A less conservative method to adjust for familywise error rate in neuropsychological research: the Holm's sequential Bonferroni procedure.

BACKGROUND

The traditional Bonferroni method is a commonly used post hoc hypothesis test to adjust for familywise error rate inflation; however, a less well-known derivative of this test, the Holm's sequential procedure, provides an alternative method for familywise error rate correction. This less conservative approach is particularly relevant to studies investigating neuropsychological functioning because of the extent to which neuropsychological datasets tend to include interrelated outcome measures, reducing the relevance of the universal null hypothesis assumption, on which the traditional Bonferroni method relies.

METHODS

Mathematical illustrations demonstrating how to compute the two adjustments are provided.

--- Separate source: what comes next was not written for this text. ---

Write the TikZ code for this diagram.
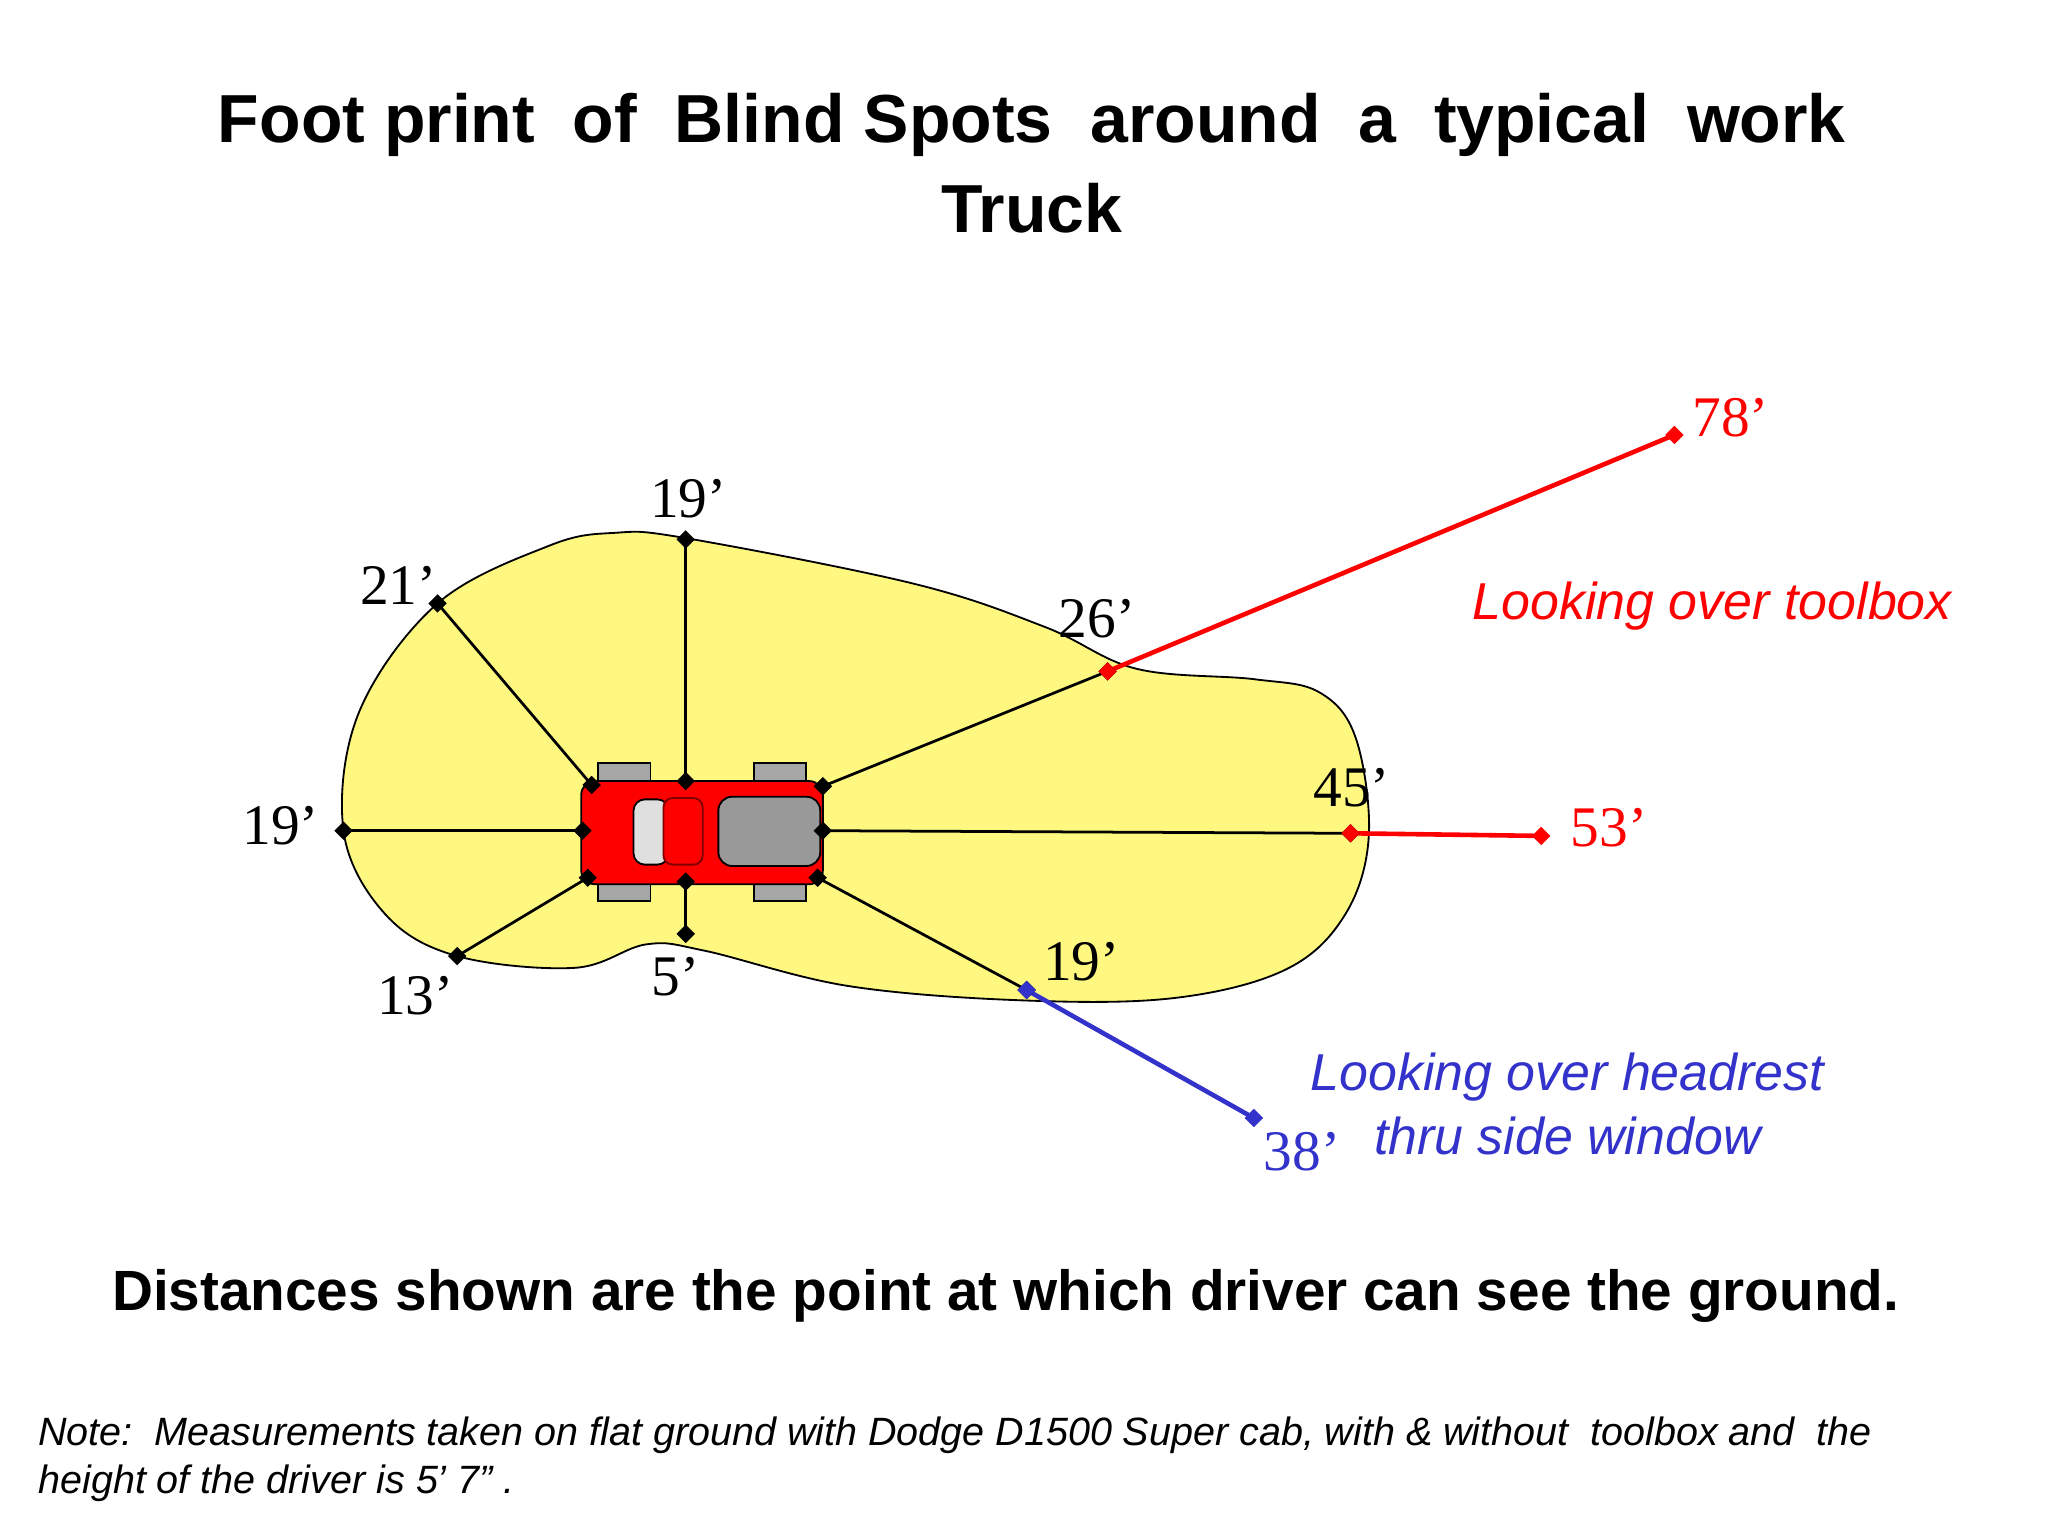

The two methods are compared using a simple hypothetical dataset.

RESULTS

By using the divisors (n - j + 1) in lieu of n, Holm's sequential procedure is guaranteed to never reject fewer hypotheses than the traditional Bonferroni adjustment.

CONCLUSIONS

The Holm's sequential procedure corrects for Type I error as effectively as the traditional Bonferroni method while retaining more statistical power. Although the Holm's sequential procedure is more complicated to compute than the traditional Bonferroni method, the Holm's sequential procedure may be a more appropriate method for adjusting familywise error rate inflation in many types of neuropsychological research.